Cells produce eicosanoids using unsaturated fatty acids that are part of their cell membranes. The fatty acid starting materials for eicosanoid synthesis are the essential fatty acids linoleic acid (omega-6) and its derivative arachidonic acid (AA); and alpha-linolenic acid (an omega-3) and its derivatives eicosapentaenoic acid (EPA) and docosahexaenoic acid (DHA). While generalizations about roles of these fatty acids in eicosanoid synthesis should be approached cautiously, the most potent inflammatory eicosanoids are produced from omega-6 fatty acids (linoleic and arachidonic acids). Diets high in omega-3 fatty acids are associated with lower biomarkers of inflammation and cardiovascular disease risk; proposed mechanisms include the production of less inflammatory or anti-inflammatory eicosanoids and through the cyclooxygenase and lipoxygenase enzymes.28
Cyclooxygenases and Lipoxygenases
The eicosanoids require several enzymatic steps to be synthesized from unsaturated fatty acids; the cyclooxygenase (COX) and lipoxygenase (LOX) enzymes catalyze the first steps in these reactions. Cyclooxygenases initiate the conversion of omega-3 and omega-6 derivatives into one of the many prostaglandins or thromboxanes. The interest in COX enzyme metabolism comes from the fact that its inhibition leads to decreased prostaglandin synthesis, and therefore a reduction in inflammation, fever, and pain. The analgesic and anti-inflammatory activity of aspirin and NSAIDs (like ibuprofen and naproxen) is due to their inhibition of COX enzymes. There are two COX enzymes with well-defined roles in humans (COX-1 and COX-2). COX-2 has the most relevance to the inflammatory process; it is normally inactive, but is turned on during inflammation and stimulates this process of inflammation by creating pro-inflammatory prostaglandins and thromboxanes.
Lipoxygenases convert fatty acids into proinflammatory leukotrienes, important local mediators of inflammation. Several potent inflammatory leukotrienes are produced by 5-LOX in mammals. Lipoxygenase enzymes, and the pro-inflammatory factors they produce, have a fundamental role in the inflammatory process by aiding in the recruitment of white blood cells to the site of inflammation. They also stimulate local cells to produce cytokines, which amplifies the inflammatory response.27 Thus, LOX enzymes may be involved in a wide variety of inflammatory conditions, and represent an additional target for anti-inflammatory therapy.

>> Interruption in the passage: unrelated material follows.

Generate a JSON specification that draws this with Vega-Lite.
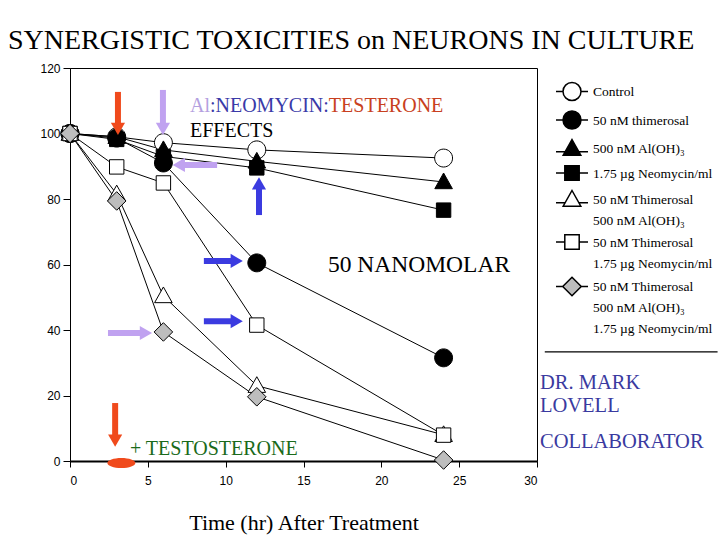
{
  "$schema": "https://vega.github.io/schema/vega-lite/v6.json",
  "width": 467,
  "height": 393,
  "autosize": {"type": "none"},
  "padding": {"left": 70, "top": 68, "right": 183, "bottom": 79},
  "background": "white",
  "title": {
    "text": "SYNERGISTIC TOXICITIES on NEURONS IN CULTURE",
    "font": "Liberation Serif",
    "fontSize": 28,
    "fontWeight": "normal",
    "color": "black",
    "anchor": "start",
    "frame": "group",
    "dx": -62,
    "baseline": "alphabetic",
    "offset": -15
  },
  "config": {
    "view": {"stroke": "black", "strokeWidth": 1},
    "style": {"guide-label": {"lineHeight": 21}},
    "axis": {
      "grid": false,
      "domainColor": "black",
      "tickColor": "black",
      "labelColor": "black",
      "labelFont": "Liberation Sans",
      "labelFontSize": 12,
      "titleColor": "black"
    }
  },
  "datasets": {
    "pts": [
      {"series": "Control", "t": 0, "v": 100},
      {"series": "Control", "t": 3, "v": 99},
      {"series": "Control", "t": 6, "v": 97.2},
      {"series": "Control", "t": 12, "v": 95},
      {"series": "Control", "t": 24, "v": 92.5},
      {"series": "50 nM thimerosal", "t": 0, "v": 100},
      {"series": "50 nM thimerosal", "t": 3, "v": 98.6},
      {"series": "50 nM thimerosal", "t": 6, "v": 91},
      {"series": "50 nM thimerosal", "t": 12, "v": 60.5},
      {"series": "50 nM thimerosal", "t": 24, "v": 31.5},
      {"series": "500 nM Al(OH)₃", "t": 0, "v": 100},
      {"series": "500 nM Al(OH)₃", "t": 3, "v": 99},
      {"series": "500 nM Al(OH)₃", "t": 6, "v": 95},
      {"series": "500 nM Al(OH)₃", "t": 12, "v": 91.5},
      {"series": "500 nM Al(OH)₃", "t": 24, "v": 85.2},
      {"series": "1.75 µg Neomycin/ml", "t": 0, "v": 100},
      {"series": "1.75 µg Neomycin/ml", "t": 3, "v": 98.2},
      {"series": "1.75 µg Neomycin/ml", "t": 6, "v": 93},
      {"series": "1.75 µg Neomycin/ml", "t": 12, "v": 89.5},
      {"series": "1.75 µg Neomycin/ml", "t": 24, "v": 76.6},
      {"series": "50 nM Thimerosal|500 nM Al(OH)₃", "t": 0, "v": 100},
      {"series": "50 nM Thimerosal|500 nM Al(OH)₃", "t": 3, "v": 81.5},
      {"series": "50 nM Thimerosal|500 nM Al(OH)₃", "t": 6, "v": 50.4},
      {"series": "50 nM Thimerosal|500 nM Al(OH)₃", "t": 12, "v": 23},
      {"series": "50 nM Thimerosal|500 nM Al(OH)₃", "t": 24, "v": 8},
      {"series": "50 nM Thimerosal|1.75 µg Neomycin/ml", "t": 0, "v": 100},
      {"series": "50 nM Thimerosal|1.75 µg Neomycin/ml", "t": 3, "v": 89.8},
      {"series": "50 nM Thimerosal|1.75 µg Neomycin/ml", "t": 6, "v": 84.9},
      {"series": "50 nM Thimerosal|1.75 µg Neomycin/ml", "t": 12, "v": 41.5},
      {"series": "50 nM Thimerosal|1.75 µg Neomycin/ml", "t": 24, "v": 7.9},
      {"series": "50 nM Thimerosal|500 nM Al(OH)₃|1.75 µg Neomycin/ml", "t": 0, "v": 100},
      {"series": "50 nM Thimerosal|500 nM Al(OH)₃|1.75 µg Neomycin/ml", "t": 3, "v": 79.4},
      {"series": "50 nM Thimerosal|500 nM Al(OH)₃|1.75 µg Neomycin/ml", "t": 6, "v": 39.4},
      {"series": "50 nM Thimerosal|500 nM Al(OH)₃|1.75 µg Neomycin/ml", "t": 12, "v": 19.6},
      {"series": "50 nM Thimerosal|500 nM Al(OH)₃|1.75 µg Neomycin/ml", "t": 24, "v": 0.3}
    ],
    "arrows": [
      {"t": 3.08, "v": 112.7, "t2": 3.08, "v2": 101.4, "agent": "Testosterone", "dir": "down"},
      {"t": 5.97, "v": 113.3, "t2": 5.97, "v2": 101.4, "agent": "Al", "dir": "down"},
      {"t": 9.45, "v": 90.4, "t2": 6.99, "v2": 90.4, "agent": "Al", "dir": "left"},
      {"t": 12.14, "v": 75.1, "t2": 12.14, "v2": 84.8, "agent": "Neomycin", "dir": "up"},
      {"t": 8.6, "v": 61.1, "t2": 10.71, "v2": 61.1, "agent": "Neomycin", "dir": "right"},
      {"t": 8.6, "v": 42.7, "t2": 10.71, "v2": 42.7, "agent": "Neomycin", "dir": "right"},
      {"t": 2.44, "v": 39.1, "t2": 4.88, "v2": 39.1, "agent": "Al", "dir": "right"},
      {"t": 2.9, "v": 17.7, "t2": 2.9, "v2": 6.2, "agent": "Testosterone", "dir": "down"}
    ]
  },
  "encoding": {
    "x": {
      "field": "t",
      "type": "quantitative",
      "scale": {"domain": [0, 30], "nice": false, "zero": false},
      "axis": {
        "values": [0, 5, 10, 15, 20, 25, 30],
        "title": "Time (hr) After Treatment",
        "titleFont": "Liberation Serif",
        "titleFontSize": 22,
        "titleFontWeight": "normal",
        "titlePadding": 26,
        "tickSize": 6,
        "labelPadding": 8,
        "domainWidth": 2
      }
    },
    "y": {
      "field": "v",
      "type": "quantitative",
      "scale": {"domain": [0, 120], "nice": false, "zero": false},
      "axis": {
        "values": [0, 20, 40, 60, 80, 100, 120],
        "title": null,
        "tickSize": 7,
        "labelPadding": 3
      }
    }
  },
  "layer": [
    {
      "data": {"name": "pts"},
      "mark": {"type": "line", "color": "black", "strokeWidth": 1},
      "encoding": {"detail": {"field": "series"}, "order": {"field": "t"}}
    },
    {
      "data": {"name": "pts"},
      "mark": {"type": "point", "filled": true, "stroke": "black", "strokeWidth": 1, "size": 1024, "opacity": 1},
      "encoding": {
        "shape": {
          "field": "series",
          "legend": null,
          "scale": {
            "domain": ["Control", "50 nM thimerosal", "500 nM Al(OH)₃", "1.75 µg Neomycin/ml", "50 nM Thimerosal|500 nM Al(OH)₃", "50 nM Thimerosal|1.75 µg Neomycin/ml", "50 nM Thimerosal|500 nM Al(OH)₃|1.75 µg Neomycin/ml"],
            "range": [
              "M0.56,0A0.56,0.56 0 1,1 -0.56,0A0.56,0.56 0 1,1 0.56,0Z",
              "M0.56,0A0.56,0.56 0 1,1 -0.56,0A0.56,0.56 0 1,1 0.56,0Z",
              "M0,-0.56L0.55,0.42L-0.55,0.42Z",
              "M-0.45,-0.45L0.45,-0.45L0.45,0.45L-0.45,0.45Z",
              "M0,-0.56L0.55,0.42L-0.55,0.42Z",
              "M-0.45,-0.45L0.45,-0.45L0.45,0.45L-0.45,0.45Z",
              "M0,-0.58L0.58,0L0,0.58L-0.58,0Z"
            ]
          }
        },
        "fill": {
          "field": "series",
          "legend": null,
          "scale": {
            "domain": ["Control", "50 nM thimerosal", "500 nM Al(OH)₃", "1.75 µg Neomycin/ml", "50 nM Thimerosal|500 nM Al(OH)₃", "50 nM Thimerosal|1.75 µg Neomycin/ml", "50 nM Thimerosal|500 nM Al(OH)₃|1.75 µg Neomycin/ml"],
            "range": ["white", "black", "black", "black", "white", "white", "#bdbdbd"]
          }
        }
      }
    },
    {
      "data": {"name": "pts"},
      "mark": {"type": "point", "filled": true, "stroke": "black", "strokeWidth": 1, "size": 0, "opacity": 1},
      "encoding": {
        "shape": {
          "field": "series",
          "scale": {
            "domain": ["Control", "50 nM thimerosal", "500 nM Al(OH)₃", "1.75 µg Neomycin/ml", "50 nM Thimerosal|500 nM Al(OH)₃", "50 nM Thimerosal|1.75 µg Neomycin/ml", "50 nM Thimerosal|500 nM Al(OH)₃|1.75 µg Neomycin/ml"],
            "range": [
              "M-1.78,-0.5L-1,-0.5M1,-0.5L1.78,-0.5M1,-0.5A1,1 0 1,1 -1,-0.5A1,1 0 1,1 1,-0.5Z",
              "M-1.78,-0.5L-1,-0.5M1,-0.5L1.78,-0.5M1,-0.5A1,1 0 1,1 -1,-0.5A1,1 0 1,1 1,-0.5Z",
              "M-1.78,-0.15L-0.7,-0.15M0.7,-0.15L1.78,-0.15M0,-1.5L0.98,0.25L-0.98,0.25Z",
              "M-1.78,-0.5L-0.8,-0.5M0.8,-0.5L1.78,-0.5M-0.8,-1.3L0.8,-1.3L0.8,0.3L-0.8,0.3Z",
              "M-1.78,-0.15L-0.7,-0.15M0.7,-0.15L1.78,-0.15M0,-1.5L0.98,0.25L-0.98,0.25Z",
              "M-1.78,-0.5L-0.8,-0.5M0.8,-0.5L1.78,-0.5M-0.8,-1.3L0.8,-1.3L0.8,0.3L-0.8,0.3Z",
              "M-1.78,-0.5L-1.03,-0.5M1.03,-0.5L1.78,-0.5M0,-1.53L1.03,-0.5L0,0.53L-1.03,-0.5Z"
            ]
          },
          "legend": {
            "orient": "none",
            "legendX": 492,
            "legendY": 18,
            "title": null,
            "padding": 0,
            "labelFont": "Liberation Serif",
            "labelFontSize": 13.5,
            "labelColor": "black",
            "labelBaseline": "alphabetic",
            "symbolSize": 324,
            "rowPadding": 3.5,
            "labelOffset": 11,
            "labelLimit": 300,
            "labelExpr": "split(datum.label, '|')",
            "encode": {
              "symbols": {"stroke": {"value": "black"}, "strokeWidth": {"value": 1}, "opacity": {"value": 1}}
            }
          }
        },
        "fill": {
          "field": "series",
          "scale": {
            "domain": ["Control", "50 nM thimerosal", "500 nM Al(OH)₃", "1.75 µg Neomycin/ml", "50 nM Thimerosal|500 nM Al(OH)₃", "50 nM Thimerosal|1.75 µg Neomycin/ml", "50 nM Thimerosal|500 nM Al(OH)₃|1.75 µg Neomycin/ml"],
            "range": ["white", "black", "black", "black", "white", "white", "#bdbdbd"]
          },
          "legend": {
            "orient": "none",
            "legendX": 492,
            "legendY": 18,
            "title": null,
            "padding": 0,
            "labelFont": "Liberation Serif",
            "labelFontSize": 13.5,
            "labelColor": "black",
            "labelBaseline": "alphabetic",
            "symbolSize": 324,
            "rowPadding": 3.5,
            "labelOffset": 11,
            "labelLimit": 300,
            "labelExpr": "split(datum.label, '|')",
            "encode": {
              "symbols": {"stroke": {"value": "black"}, "strokeWidth": {"value": 1}, "opacity": {"value": 1}}
            }
          }
        }
      }
    },
    {
      "data": {"name": "arrows"},
      "mark": {"type": "rule", "strokeWidth": 6, "strokeCap": "butt"},
      "encoding": {
        "x2": {"field": "t2"},
        "y2": {"field": "v2"},
        "color": {
          "field": "agent",
          "legend": null,
          "scale": {"domain": ["Al", "Neomycin", "Testosterone"], "range": ["#c0a2f0", "#3b3be0", "#f04a1c"]}
        }
      }
    },
    {
      "data": {"name": "arrows"},
      "mark": {"type": "point", "filled": true, "size": 200, "opacity": 1},
      "encoding": {
        "x": {"field": "t2", "type": "quantitative"},
        "y": {"field": "v2", "type": "quantitative"},
        "shape": {
          "field": "dir",
          "legend": null,
          "scale": {"domain": ["down", "left", "up", "right"], "range": ["triangle-down", "triangle-left", "triangle-up", "triangle-right"]}
        },
        "color": {
          "field": "agent",
          "legend": null,
          "scale": {"domain": ["Al", "Neomycin", "Testosterone"], "range": ["#c0a2f0", "#3b3be0", "#f04a1c"]}
        }
      }
    },
    {
      "data": {"values": [{"t": 3.3, "v": -0.6}]},
      "mark": {"type": "point", "filled": true, "color": "#f04a1c", "opacity": 1, "size": 784, "shape": "M-1,0A1,0.36 0 1,0 1,0A1,0.36 0 1,0 -1,0Z"},
      "encoding": {}
    },
    {
      "data": {"values": [{"t": 30.5, "t2": 41.6, "v": 33.3}]},
      "mark": {"type": "rule", "color": "black", "strokeWidth": 1.2},
      "encoding": {"x2": {"field": "t2"}}
    },
    {
      "data": {"values": [
        {"t": 7.71, "v": 108.4, "txt": "Al", "part": "Al"},
        {"t": 8.99, "v": 108.4, "txt": ":NEOMYCIN:", "part": "Neomycin"},
        {"t": 16.63, "v": 108.4, "txt": "TESTERONE", "part": "Testosterone"}
      ]},
      "mark": {"type": "text", "align": "left", "baseline": "middle", "font": "Liberation Serif", "fontSize": 20},
      "encoding": {
        "text": {"field": "txt"},
        "color": {
          "field": "part",
          "legend": null,
          "scale": {"domain": ["Al", "Neomycin", "Testosterone"], "range": ["#b4a0e0", "#3a3aa8", "#c84020"]}
        }
      }
    },
    {
      "data": {"values": [{"t": 7.71, "v": 100.8, "txt": "EFFECTS"}]},
      "mark": {"type": "text", "align": "left", "baseline": "middle", "font": "Liberation Serif", "fontSize": 20, "color": "black"},
      "encoding": {"text": {"field": "txt"}}
    },
    {
      "data": {"values": [{"t": 16.57, "v": 59.8, "txt": "50 NANOMOLAR"}]},
      "mark": {"type": "text", "align": "left", "baseline": "middle", "font": "Liberation Serif", "fontSize": 23.5, "color": "black"},
      "encoding": {"text": {"field": "txt"}}
    },
    {
      "data": {"values": [{"t": 3.85, "v": 3.66, "txt": "+ TESTOSTERONE"}]},
      "mark": {"type": "text", "align": "left", "baseline": "middle", "font": "Liberation Serif", "fontSize": 20, "color": "#1a6a1a"},
      "encoding": {"text": {"field": "txt"}}
    },
    {
      "data": {"values": [
        {"t": 30.19, "v": 23.8, "txt": "DR. MARK"},
        {"t": 30.19, "v": 16.8, "txt": "LOVELL"},
        {"t": 30.19, "v": 5.8, "txt": "COLLABORATOR"}
      ]},
      "mark": {"type": "text", "align": "left", "baseline": "middle", "font": "Liberation Serif", "fontSize": 20.5, "color": "#3a3aa0"},
      "encoding": {"text": {"field": "txt"}}
    }
  ],
  "resolve": {"scale": {"shape": "independent", "fill": "independent", "color": "independent"}}
}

While COX and LOX enzymes are most often associated with pro-inflammatory processes, it is important to remember that both enzymes also produce factors that inhibit or resolve inflammation and promote tissue repair (including the prostacyclins and lipoxins). The proper transition from pro- to anti-inflammatory activities of the COX and LOX enzymes is important for the progression of a healthy inflammatory response.